» **RECORD SET**
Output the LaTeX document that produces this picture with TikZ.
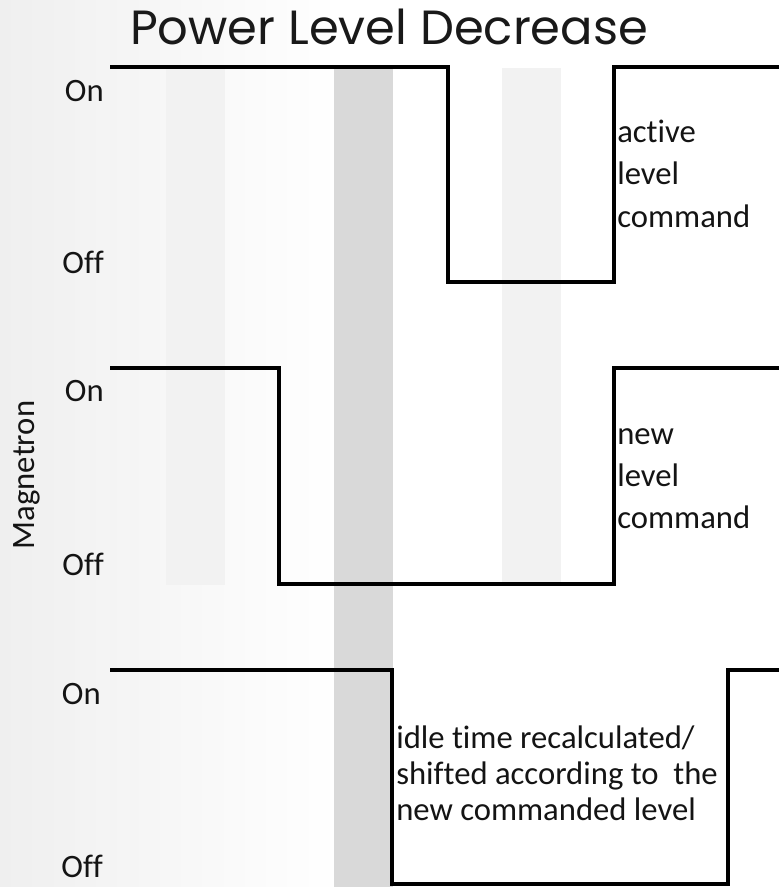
\documentclass[tikz,border=0pt]{standalone}
\usepackage{fontspec}
\setmainfont{Carlito}[Ligatures={NoCommon}]
\newfontfamily\titlefont{Poppins}
\definecolor{barlight}{HTML}{F2F2F2}
\definecolor{bardark}{HTML}{D9D9D9}
\definecolor{bgleft}{HTML}{EFEFEF}
\begin{document}
\begin{tikzpicture}[x=0.75pt,y=-0.75pt,
  wave/.style={line width=2.5pt, line join=miter, line cap=butt},
  lbl/.style={font=\fontsize{24.5}{29}\selectfont, inner sep=0pt, text=black!92},
  titlestyle/.style={font=\titlefont\fontsize{36}{42}\selectfont, inner sep=0pt, text=black!90}]
\useasboundingbox (0,0) rectangle (778,887);
\fill[white] (0,0) rectangle (778,887);
\shade[left color=bgleft, right color=white] (0,0) rectangle (340,887);
% shaded time bars
\fill[barlight] (166,68) rectangle (225,585);
\fill[barlight] (502,68) rectangle (561,585);
\fill[bardark] (334,68) rectangle (393,887);
% title
\node[titlestyle, anchor=base] (title) at (389,45) {Power Level Decrease};
% waveforms
\coordinate (a0) at (110,67);
\coordinate (a1) at (448,67);
\coordinate (a2) at (448,282);
\coordinate (a3) at (614,282);
\coordinate (a4) at (614,67);
\coordinate (a5) at (779,67);
\draw[wave] (a0) -- (a1) -- (a2) -- (a3) -- (a4) -- (a5);
\coordinate (b0) at (110,368);
\coordinate (b1) at (279,368);
\coordinate (b2) at (279,584);
\coordinate (b3) at (614,584);
\coordinate (b4) at (614,368);
\coordinate (b5) at (779,368);
\draw[wave] (b0) -- (b1) -- (b2) -- (b3) -- (b4) -- (b5);
\coordinate (c0) at (110,670);
\coordinate (c1) at (392,670);
\coordinate (c2) at (392,884);
\coordinate (c3) at (728,884);
\coordinate (c4) at (728,670);
\coordinate (c5) at (779,670);
\draw[wave] (c0) -- (c1) -- (c2) -- (c3) -- (c4) -- (c5);
% on/off labels
\node[lbl, anchor=east] (on1) at (104,91) {On};
\node[lbl, anchor=east] (off1) at (104,262) {Off};
\node[lbl, anchor=east] (on2) at (104,391) {On};
\node[lbl, anchor=east] (off2) at (104,564) {Off};
\node[lbl, anchor=east] (on3) at (101,694) {On};
\node[lbl, anchor=east] (off3) at (103,866) {Off};
\node[lbl, rotate=90] (mag) at (27,475) {Magnetron};
% right labels
\node[lbl, anchor=base west] (t1a) at (617,143) {active};
\node[lbl, anchor=base west] (t1b) at (617,185) {level};
\node[lbl, anchor=base west] (t1c) at (617,228) {command};
\node[lbl, anchor=base west] (t2a) at (617,444) {new};
\node[lbl, anchor=base west] (t2b) at (617,486) {level};
\node[lbl, anchor=base west] (t2c) at (617,528) {command};
\node[lbl, anchor=base west] (t3a) at (396,748) {idle time recalculated/};
\node[lbl, anchor=base west] (t3b) at (396,784) {shifted according to\ \ the};
\node[lbl, anchor=base west] (t3c) at (396,820) {new commanded level};
\end{tikzpicture}
\end{document}
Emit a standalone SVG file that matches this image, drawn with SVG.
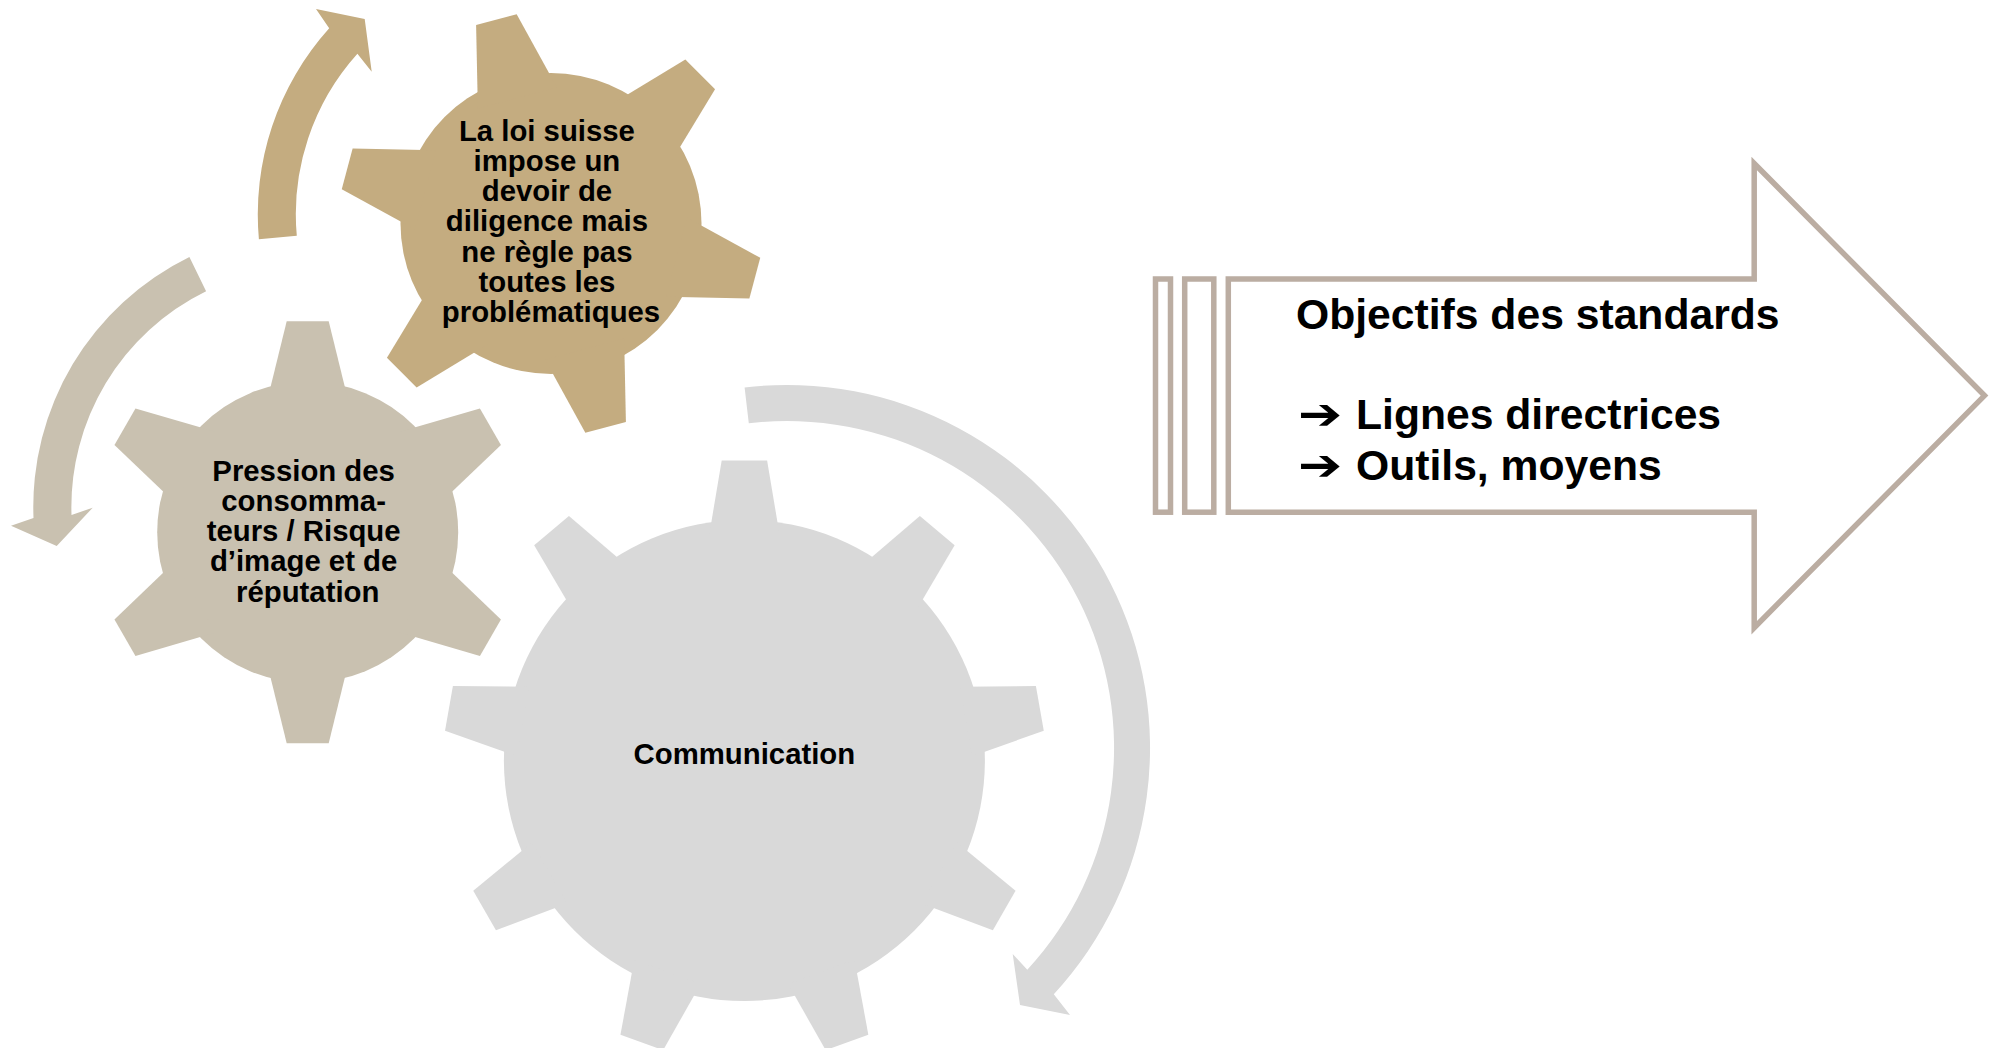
<svg xmlns="http://www.w3.org/2000/svg" xmlns:xlink="http://www.w3.org/1999/xlink" width="1989" height="1048" viewBox="0 0 1989 1048">
  <style>
    .lbl { font-family: "Liberation Sans", Arial, sans-serif; font-weight: bold; fill: #000000; }
    .gear-txt { font-size: 29.33px; text-anchor: middle; }
    .goal-txt { font-size: 42.67px; }
    .sym { font-family: "DejaVu Sans", "Liberation Sans", sans-serif; font-weight: bold; font-size: 44px; fill: #000000; }
    .outline { fill: #FFFFFF; stroke: #BBADA2; stroke-width: 5.5; stroke-linejoin: miter; stroke-miterlimit: 10; }
  </style>
  <defs>
    <path id="tooth-small" d="M -40.9 -130 L -21 -211 L 21 -211 L 40.9 -130 Z"/>
    <path id="tooth-large" d="M -35.3 -225 L -22.7 -300 L 22.7 -300 L 35.3 -225 Z"/>
  </defs>
  <rect width="1989" height="1048" fill="#FFFFFF"/>

  <g id="connectors">
    <path id="arrow-loi" fill="#C4AC80" d="M 258.9 239.3 A 278 278 0 0 1 329.2 28.3 L 316 9 L 364.7 19 L 371.7 71.7 L 357.4 53.7 A 240 240 0 0 0 296.8 235.8 Z"/>
    <path id="arrow-pression" fill="#C9C1B0" d="M 189.4 257.1 A 278 278 0 0 0 33.5 518 L 11 525.7 L 56.7 546 L 92.7 507.7 L 71.5 515 A 240 240 0 0 1 206.1 291.3 Z"/>
    <path id="arrow-communication" fill="#D9D9D9" d="M 744.6 387.5 A 363 363 0 0 1 1053.8 994.2 L 1070 1015 L 1020 1005 L 1012.7 954 L 1027.3 969.8 A 327 327 0 0 0 748.8 423.2 Z"/>
  </g>

  <g id="node-loi">
    <g transform="translate(551 223.5)" fill="#C4AC80">
      <circle r="150.5"/>
      <use xlink:href="#tooth-small" href="#tooth-small" transform="rotate(-15)"/>
      <use xlink:href="#tooth-small" href="#tooth-small" transform="rotate(45)"/>
      <use xlink:href="#tooth-small" href="#tooth-small" transform="rotate(105)"/>
      <use xlink:href="#tooth-small" href="#tooth-small" transform="rotate(165)"/>
      <use xlink:href="#tooth-small" href="#tooth-small" transform="rotate(225)"/>
      <use xlink:href="#tooth-small" href="#tooth-small" transform="rotate(285)"/>
    </g>
    <text class="lbl gear-txt">
      <tspan x="551" y="140.7">La loi suisse</tspan>
      <tspan x="551" y="170.9">impose un</tspan>
      <tspan x="551" y="201.1">devoir de</tspan>
      <tspan x="551" y="231.3">diligence mais</tspan>
      <tspan x="551" y="261.5">ne règle pas</tspan>
      <tspan x="551" y="291.7">toutes les</tspan>
      <tspan x="551" y="321.9">problématiques</tspan>
    </text>
  </g>

  <g id="node-pression">
    <g transform="translate(307.7 532.2)" fill="#C9C1B0">
      <circle r="150.5"/>
      <use xlink:href="#tooth-small" href="#tooth-small" transform="rotate(0)"/>
      <use xlink:href="#tooth-small" href="#tooth-small" transform="rotate(60)"/>
      <use xlink:href="#tooth-small" href="#tooth-small" transform="rotate(120)"/>
      <use xlink:href="#tooth-small" href="#tooth-small" transform="rotate(180)"/>
      <use xlink:href="#tooth-small" href="#tooth-small" transform="rotate(240)"/>
      <use xlink:href="#tooth-small" href="#tooth-small" transform="rotate(300)"/>
    </g>
    <text class="lbl gear-txt">
      <tspan x="307.7" y="480.7">Pression des</tspan>
      <tspan x="307.7" y="510.9">consomma-</tspan>
      <tspan x="307.7" y="541.2">teurs / Risque</tspan>
      <tspan x="307.7" y="571.4">d’image et de</tspan>
      <tspan x="307.7" y="601.7">réputation</tspan>
    </text>
  </g>

  <g id="node-communication">
    <g transform="translate(744.4 760.5)" fill="#D9D9D9">
      <circle r="240.5"/>
      <use xlink:href="#tooth-large" href="#tooth-large" transform="rotate(0)"/>
      <use xlink:href="#tooth-large" href="#tooth-large" transform="rotate(40)"/>
      <use xlink:href="#tooth-large" href="#tooth-large" transform="rotate(80)"/>
      <use xlink:href="#tooth-large" href="#tooth-large" transform="rotate(120)"/>
      <use xlink:href="#tooth-large" href="#tooth-large" transform="rotate(160)"/>
      <use xlink:href="#tooth-large" href="#tooth-large" transform="rotate(200)"/>
      <use xlink:href="#tooth-large" href="#tooth-large" transform="rotate(240)"/>
      <use xlink:href="#tooth-large" href="#tooth-large" transform="rotate(280)"/>
      <use xlink:href="#tooth-large" href="#tooth-large" transform="rotate(320)"/>
    </g>
    <text class="lbl gear-txt" x="744.4" y="763.5">Communication</text>
  </g>

  <g id="node-objectifs">
    <rect class="outline" x="1155.5" y="279" width="15" height="233.2"/>
    <rect class="outline" x="1184.7" y="279" width="29.1" height="233.2"/>
    <path class="outline" d="M 1228.3 279 L 1754.2 279 L 1754.2 163.5 L 1984.5 395.6 L 1754.2 627.7 L 1754.2 512.2 L 1228.3 512.2 Z"/>
    <text class="lbl goal-txt" x="1296" y="328.5">Objectifs des standards</text>
    <text class="sym" transform="translate(1298 429) scale(1.2 1)">➔</text>
    <text class="lbl goal-txt" x="1356" y="429">Lignes directrices</text>
    <text class="sym" transform="translate(1298 480) scale(1.2 1)">➔</text>
    <text class="lbl goal-txt" x="1356" y="480">Outils, moyens</text>
  </g>
</svg>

» **TASK PROMPT**
Extract all lines that hold the word "this".

» **REPLY TO THE EXERCISE**
Output the LaTeX document that produces this picture with TikZ.
Emit a standalone SVG file that matches this image, drawn with SVG.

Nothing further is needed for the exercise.